■ Written request ■
The data below should be restated word for word, with every picture omitted.
--- start of Data block ---
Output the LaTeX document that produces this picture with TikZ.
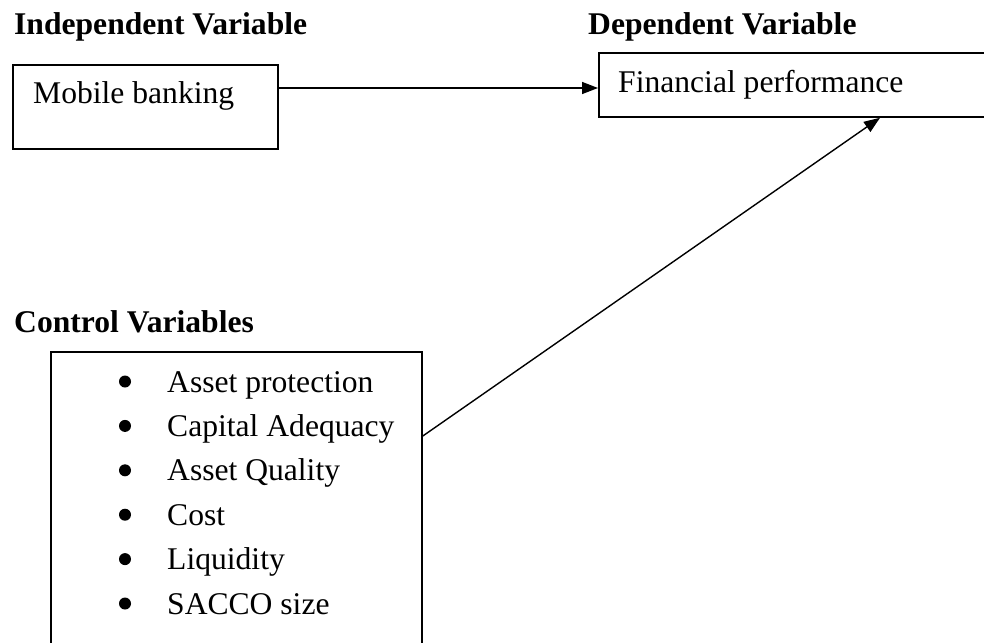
\documentclass[tikz,border=0pt]{standalone}
\usepackage{fontspec}
\setmainfont{Liberation Serif}
\usetikzlibrary{arrows.meta,calc}

\newcommand{\boxfont}{\fontsize{31.6}{38}\selectfont}
\tikzset{
  varbox/.style={draw, line width=1.8pt, anchor=north west, inner sep=0pt},
  heading/.style={anchor=base west, inner sep=0pt, font=\boxfont\bfseries},
  label/.style={anchor=base west, inner sep=0pt, font=\boxfont},
  link/.style={line width=1.4pt, -{Triangle[length=16pt,width=12pt]}}
}

\begin{document}
\begin{tikzpicture}[x=1pt, y=-1pt]
    \clip (0,0) rectangle (984,642);
    \node[heading] (indep) at (14,35) {Independent Variable};
    \node[heading] (dep) at (588,35) {Dependent Variable};
    \node[heading] (contr) at (14,332) {Control Variables};
    \node[varbox, minimum width=265pt, minimum height=84pt] (mob) at (12,64) {};
    \node[label] (mobtext) at (33,103) {Mobile banking};
    \node[varbox, minimum width=420pt, minimum height=64pt] (fin) at (598,52) {};
    \node[label] (fintext) at (618,92) {Financial performance};
    \node[varbox, minimum width=371pt, minimum height=320pt] (ctrl) at (50,351) {};
    \foreach \item [count=\i] in {Asset protection, Capital Adequacy, Asset Quality, Cost, Liquidity, SACCO size} {
      \fill (125, 381.5 + 44.4*\i - 44.4) circle (6pt) coordinate (dot\i);
      \node[label] (item\i) at (167, 392 + 44.4*\i - 44.4) {\item};
    }
    \coordinate (ctrlout) at ($(ctrl.north east) + (0,85)$);
    \coordinate (finin) at ($(fin.south west) + (282,0)$);
    \draw[link] (mob.east |- 0,88) -- (fin.west |- 0,88);
    \draw[link] (ctrlout) -- (finin);
\end{tikzpicture}
\end{document}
--- end of Data block ---
■ The reply ■
Output the LaTeX document that produces this picture with TikZ.
\documentclass[tikz,border=0pt]{standalone}
\usepackage{fontspec}
\setmainfont{Liberation Serif}
\usetikzlibrary{arrows.meta,calc}

\newcommand{\boxfont}{\fontsize{31.6}{38}\selectfont}
\tikzset{
  varbox/.style={draw, line width=1.8pt, anchor=north west, inner sep=0pt},
  heading/.style={anchor=base west, inner sep=0pt, font=\boxfont\bfseries},
  label/.style={anchor=base west, inner sep=0pt, font=\boxfont},
  link/.style={line width=1.4pt, -{Triangle[length=16pt,width=12pt]}}
}

\begin{document}
\begin{tikzpicture}[x=1pt, y=-1pt]
    \clip (0,0) rectangle (984,642);
    \node[heading] (indep) at (14,35) {Independent Variable};
    \node[heading] (dep) at (588,35) {Dependent Variable};
    \node[heading] (contr) at (14,332) {Control Variables};
    \node[varbox, minimum width=265pt, minimum height=84pt] (mob) at (12,64) {};
    \node[label] (mobtext) at (33,103) {Mobile banking};
    \node[varbox, minimum width=420pt, minimum height=64pt] (fin) at (598,52) {};
    \node[label] (fintext) at (618,92) {Financial performance};
    \node[varbox, minimum width=371pt, minimum height=320pt] (ctrl) at (50,351) {};
    \foreach \item [count=\i] in {Asset protection, Capital Adequacy, Asset Quality, Cost, Liquidity, SACCO size} {
      \fill (125, 381.5 + 44.4*\i - 44.4) circle (6pt) coordinate (dot\i);
      \node[label] (item\i) at (167, 392 + 44.4*\i - 44.4) {\item};
    }
    \coordinate (ctrlout) at ($(ctrl.north east) + (0,85)$);
    \coordinate (finin) at ($(fin.south west) + (282,0)$);
    \draw[link] (mob.east |- 0,88) -- (fin.west |- 0,88);
    \draw[link] (ctrlout) -- (finin);
\end{tikzpicture}
\end{document}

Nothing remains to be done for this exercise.